For claims leaders, that changes how vendor pitches should be read. If a product claims to be “AI-powered,” ask whether it is actually making sense of documents and policy terms, or simply automating a rules flow with a machine-learning label on top. Ask how decisions are logged, how exceptions are escalated, how humans review edge cases, and how the system behaves when the claim falls outside the neat boundaries of training data.

How to think about the claims stack

The winning architecture is not automation or AI. It is both, used in the right layers. Automation belongs where throughput matters most: intake, routing, notifications, and repetitive back-office handling. Claims AI belongs where judgment matters: classification, document understanding, coverage comparison, fraud detection, and next-best-action recommendations. Human expertise stays in the loop for exceptions, disputes, and the cases that carry the most regulatory or reputational risk.
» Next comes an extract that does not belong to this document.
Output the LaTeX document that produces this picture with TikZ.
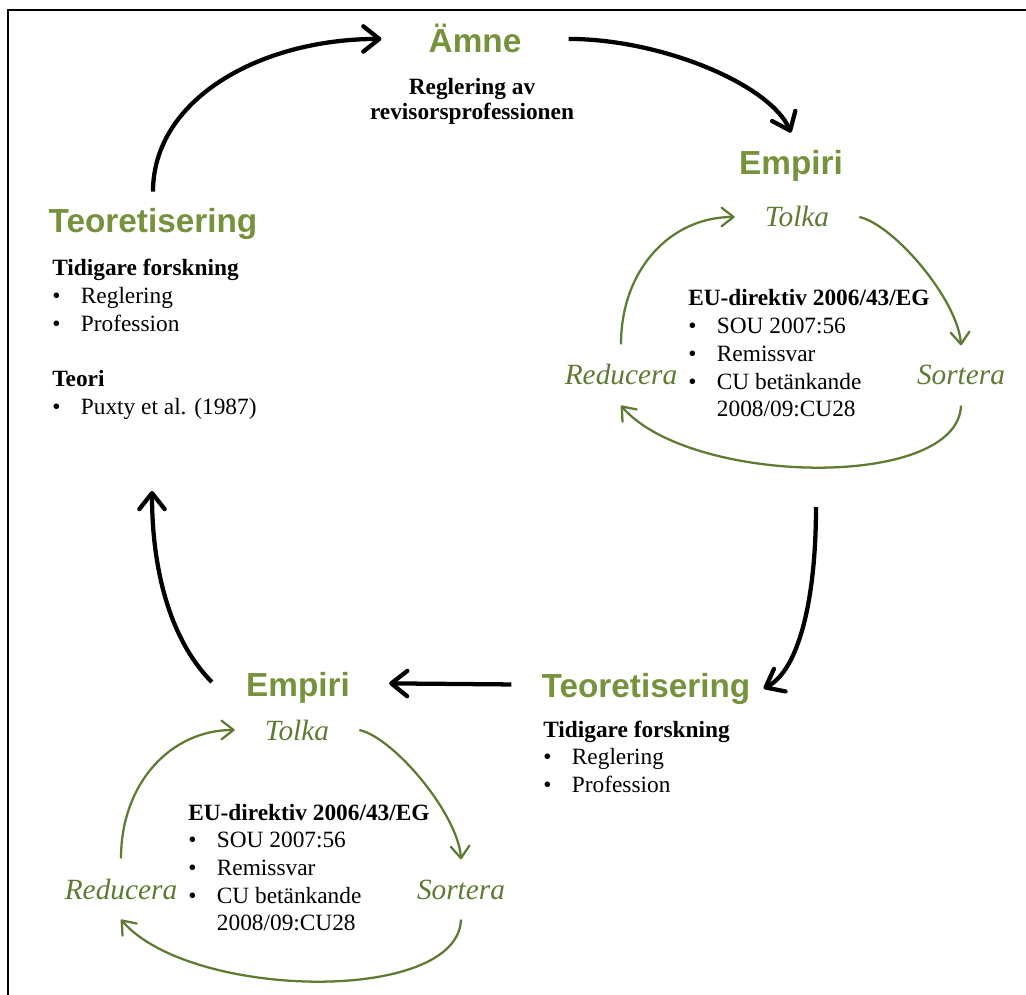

That is also where ROI expectations need to be realistic. Automation can deliver quick wins because the benefits are easy to measure in reduced manual touchpoints and faster handoffs. Claims AI can create bigger strategic value, but only if the carrier has the operational readiness to feed it clean data, route exceptions properly, and govern its outputs. If the operating model is not ready, the best AI in the world will still get trapped inside a broken process.

Sprout.ai’s own positioning reinforces that direction. The platform is described as providing end-to-end automation and intelligence for claims processing and fraud detection, which is exactly what the market is converging toward: a combined stack rather than a false choice. The useful question is no longer whether to buy automation or AI. It is which parts of the claims journey should be orchestrated, which parts should be interpreted, and which parts should remain under human control.

That is the practical lesson carriers need to take into vendor reviews, budget planning, and governance discussions. Claims modernization is no longer just about doing the old process faster. It is about building a stack that knows the difference between moving a claim and understanding it.